> **DIRECTIONS**: Every line below is to be copied exactly, with the pictures left out.

Charts and diagrams as code:
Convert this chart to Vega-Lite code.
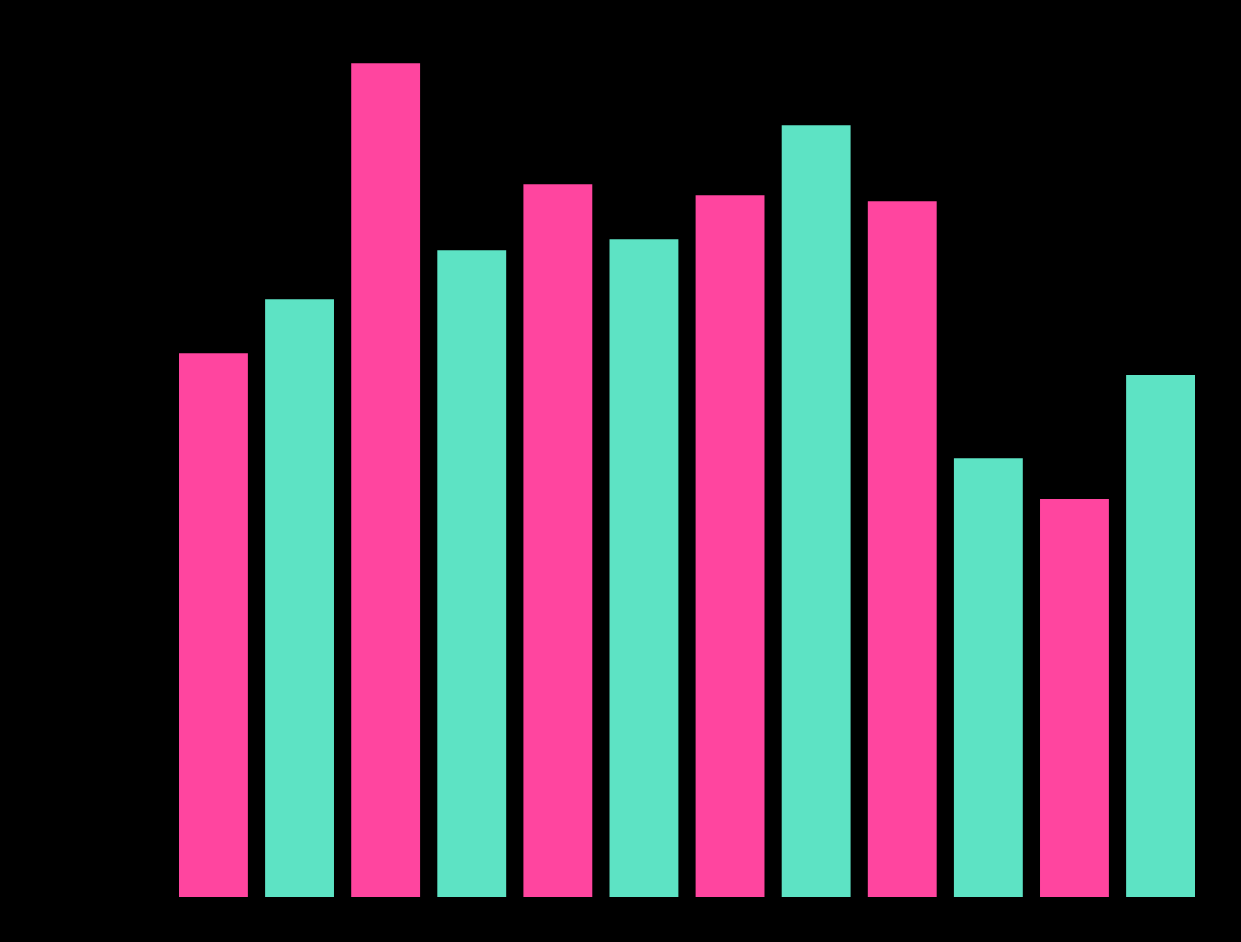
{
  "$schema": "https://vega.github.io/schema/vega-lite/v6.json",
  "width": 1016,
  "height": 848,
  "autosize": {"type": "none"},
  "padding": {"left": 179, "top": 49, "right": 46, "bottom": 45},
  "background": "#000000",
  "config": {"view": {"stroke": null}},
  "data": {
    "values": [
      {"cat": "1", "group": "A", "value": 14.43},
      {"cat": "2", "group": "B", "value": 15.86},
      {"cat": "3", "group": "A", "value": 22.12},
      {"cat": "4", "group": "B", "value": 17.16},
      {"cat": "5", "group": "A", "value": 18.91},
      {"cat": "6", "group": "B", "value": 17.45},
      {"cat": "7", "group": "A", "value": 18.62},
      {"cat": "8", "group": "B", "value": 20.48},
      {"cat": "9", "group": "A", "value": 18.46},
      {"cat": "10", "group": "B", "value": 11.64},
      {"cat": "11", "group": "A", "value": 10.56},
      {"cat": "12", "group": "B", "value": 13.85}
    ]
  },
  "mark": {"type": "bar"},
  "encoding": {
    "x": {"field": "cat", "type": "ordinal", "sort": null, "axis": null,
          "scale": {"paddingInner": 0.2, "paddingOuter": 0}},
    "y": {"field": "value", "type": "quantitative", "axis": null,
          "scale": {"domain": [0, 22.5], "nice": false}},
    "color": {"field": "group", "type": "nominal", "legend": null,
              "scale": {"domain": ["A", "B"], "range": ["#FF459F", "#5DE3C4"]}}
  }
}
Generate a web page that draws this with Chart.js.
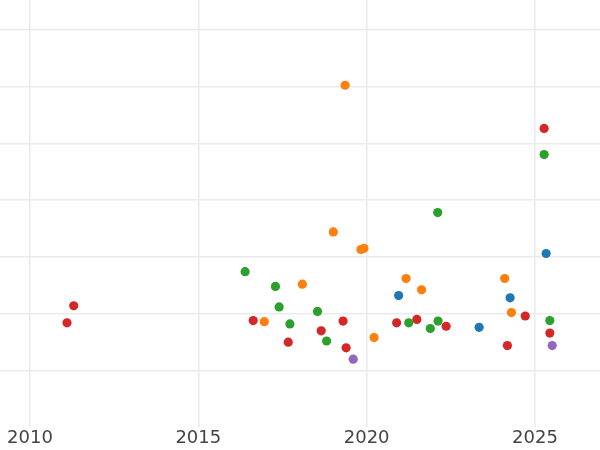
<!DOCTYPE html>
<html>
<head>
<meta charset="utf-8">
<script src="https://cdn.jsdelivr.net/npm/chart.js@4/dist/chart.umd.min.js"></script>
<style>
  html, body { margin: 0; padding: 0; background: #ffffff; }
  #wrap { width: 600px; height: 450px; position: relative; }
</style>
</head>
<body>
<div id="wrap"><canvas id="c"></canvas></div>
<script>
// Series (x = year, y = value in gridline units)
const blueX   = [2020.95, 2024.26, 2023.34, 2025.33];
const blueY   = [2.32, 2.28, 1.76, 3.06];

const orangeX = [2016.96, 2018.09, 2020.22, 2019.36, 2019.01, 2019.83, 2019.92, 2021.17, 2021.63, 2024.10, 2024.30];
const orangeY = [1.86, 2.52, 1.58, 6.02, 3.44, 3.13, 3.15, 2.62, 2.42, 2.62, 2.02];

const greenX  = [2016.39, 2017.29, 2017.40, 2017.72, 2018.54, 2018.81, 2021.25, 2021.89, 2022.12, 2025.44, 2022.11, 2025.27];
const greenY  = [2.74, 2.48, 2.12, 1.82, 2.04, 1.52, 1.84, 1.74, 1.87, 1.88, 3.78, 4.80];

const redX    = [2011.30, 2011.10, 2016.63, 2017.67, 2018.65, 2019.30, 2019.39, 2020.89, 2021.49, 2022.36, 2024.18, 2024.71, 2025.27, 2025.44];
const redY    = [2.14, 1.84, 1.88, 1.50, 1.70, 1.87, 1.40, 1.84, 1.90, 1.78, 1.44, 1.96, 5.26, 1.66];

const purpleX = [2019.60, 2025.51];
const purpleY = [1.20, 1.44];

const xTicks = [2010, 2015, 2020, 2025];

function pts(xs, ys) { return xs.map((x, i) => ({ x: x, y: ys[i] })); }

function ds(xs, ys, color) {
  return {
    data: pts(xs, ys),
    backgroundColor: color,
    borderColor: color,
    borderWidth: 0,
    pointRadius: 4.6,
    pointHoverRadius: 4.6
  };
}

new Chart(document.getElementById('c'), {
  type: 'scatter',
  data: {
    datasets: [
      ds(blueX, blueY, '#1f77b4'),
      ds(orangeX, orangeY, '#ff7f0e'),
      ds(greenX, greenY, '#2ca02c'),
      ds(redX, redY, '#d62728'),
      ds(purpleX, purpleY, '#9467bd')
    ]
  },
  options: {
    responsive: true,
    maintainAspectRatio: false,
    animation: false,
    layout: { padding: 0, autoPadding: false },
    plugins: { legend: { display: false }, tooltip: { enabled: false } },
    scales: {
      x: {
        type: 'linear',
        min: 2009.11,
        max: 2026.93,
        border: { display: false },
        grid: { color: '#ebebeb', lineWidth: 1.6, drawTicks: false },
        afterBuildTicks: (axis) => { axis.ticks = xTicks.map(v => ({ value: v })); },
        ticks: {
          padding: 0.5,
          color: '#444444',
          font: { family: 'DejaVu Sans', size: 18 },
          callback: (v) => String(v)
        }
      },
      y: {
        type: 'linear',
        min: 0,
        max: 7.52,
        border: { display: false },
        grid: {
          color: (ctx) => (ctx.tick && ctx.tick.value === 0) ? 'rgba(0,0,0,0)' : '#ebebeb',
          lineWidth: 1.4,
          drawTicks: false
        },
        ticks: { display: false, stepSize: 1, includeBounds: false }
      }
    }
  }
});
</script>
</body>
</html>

> **ANSWER TO THE PROBLEM**:
Convert this chart to Vega-Lite code.
{
  "$schema": "https://vega.github.io/schema/vega-lite/v6.json",
  "width": 1016,
  "height": 848,
  "autosize": {"type": "none"},
  "padding": {"left": 179, "top": 49, "right": 46, "bottom": 45},
  "background": "#000000",
  "config": {"view": {"stroke": null}},
  "data": {
    "values": [
      {"cat": "1", "group": "A", "value": 14.43},
      {"cat": "2", "group": "B", "value": 15.86},
      {"cat": "3", "group": "A", "value": 22.12},
      {"cat": "4", "group": "B", "value": 17.16},
      {"cat": "5", "group": "A", "value": 18.91},
      {"cat": "6", "group": "B", "value": 17.45},
      {"cat": "7", "group": "A", "value": 18.62},
      {"cat": "8", "group": "B", "value": 20.48},
      {"cat": "9", "group": "A", "value": 18.46},
      {"cat": "10", "group": "B", "value": 11.64},
      {"cat": "11", "group": "A", "value": 10.56},
      {"cat": "12", "group": "B", "value": 13.85}
    ]
  },
  "mark": {"type": "bar"},
  "encoding": {
    "x": {"field": "cat", "type": "ordinal", "sort": null, "axis": null,
          "scale": {"paddingInner": 0.2, "paddingOuter": 0}},
    "y": {"field": "value", "type": "quantitative", "axis": null,
          "scale": {"domain": [0, 22.5], "nice": false}},
    "color": {"field": "group", "type": "nominal", "legend": null,
              "scale": {"domain": ["A", "B"], "range": ["#FF459F", "#5DE3C4"]}}
  }
}
Generate a web page that draws this with Chart.js.
<!DOCTYPE html>
<html>
<head>
<meta charset="utf-8">
<script src="https://cdn.jsdelivr.net/npm/chart.js@4/dist/chart.umd.min.js"></script>
<style>
  html, body { margin: 0; padding: 0; background: #ffffff; }
  #wrap { width: 600px; height: 450px; position: relative; }
</style>
</head>
<body>
<div id="wrap"><canvas id="c"></canvas></div>
<script>
// Series (x = year, y = value in gridline units)
const blueX   = [2020.95, 2024.26, 2023.34, 2025.33];
const blueY   = [2.32, 2.28, 1.76, 3.06];

const orangeX = [2016.96, 2018.09, 2020.22, 2019.36, 2019.01, 2019.83, 2019.92, 2021.17, 2021.63, 2024.10, 2024.30];
const orangeY = [1.86, 2.52, 1.58, 6.02, 3.44, 3.13, 3.15, 2.62, 2.42, 2.62, 2.02];

const greenX  = [2016.39, 2017.29, 2017.40, 2017.72, 2018.54, 2018.81, 2021.25, 2021.89, 2022.12, 2025.44, 2022.11, 2025.27];
const greenY  = [2.74, 2.48, 2.12, 1.82, 2.04, 1.52, 1.84, 1.74, 1.87, 1.88, 3.78, 4.80];

const redX    = [2011.30, 2011.10, 2016.63, 2017.67, 2018.65, 2019.30, 2019.39, 2020.89, 2021.49, 2022.36, 2024.18, 2024.71, 2025.27, 2025.44];
const redY    = [2.14, 1.84, 1.88, 1.50, 1.70, 1.87, 1.40, 1.84, 1.90, 1.78, 1.44, 1.96, 5.26, 1.66];

const purpleX = [2019.60, 2025.51];
const purpleY = [1.20, 1.44];

const xTicks = [2010, 2015, 2020, 2025];

function pts(xs, ys) { return xs.map((x, i) => ({ x: x, y: ys[i] })); }

function ds(xs, ys, color) {
  return {
    data: pts(xs, ys),
    backgroundColor: color,
    borderColor: color,
    borderWidth: 0,
    pointRadius: 4.6,
    pointHoverRadius: 4.6
  };
}

new Chart(document.getElementById('c'), {
  type: 'scatter',
  data: {
    datasets: [
      ds(blueX, blueY, '#1f77b4'),
      ds(orangeX, orangeY, '#ff7f0e'),
      ds(greenX, greenY, '#2ca02c'),
      ds(redX, redY, '#d62728'),
      ds(purpleX, purpleY, '#9467bd')
    ]
  },
  options: {
    responsive: true,
    maintainAspectRatio: false,
    animation: false,
    layout: { padding: 0, autoPadding: false },
    plugins: { legend: { display: false }, tooltip: { enabled: false } },
    scales: {
      x: {
        type: 'linear',
        min: 2009.11,
        max: 2026.93,
        border: { display: false },
        grid: { color: '#ebebeb', lineWidth: 1.6, drawTicks: false },
        afterBuildTicks: (axis) => { axis.ticks = xTicks.map(v => ({ value: v })); },
        ticks: {
          padding: 0.5,
          color: '#444444',
          font: { family: 'DejaVu Sans', size: 18 },
          callback: (v) => String(v)
        }
      },
      y: {
        type: 'linear',
        min: 0,
        max: 7.52,
        border: { display: false },
        grid: {
          color: (ctx) => (ctx.tick && ctx.tick.value === 0) ? 'rgba(0,0,0,0)' : '#ebebeb',
          lineWidth: 1.4,
          drawTicks: false
        },
        ticks: { display: false, stepSize: 1, includeBounds: false }
      }
    }
  }
});
</script>
</body>
</html>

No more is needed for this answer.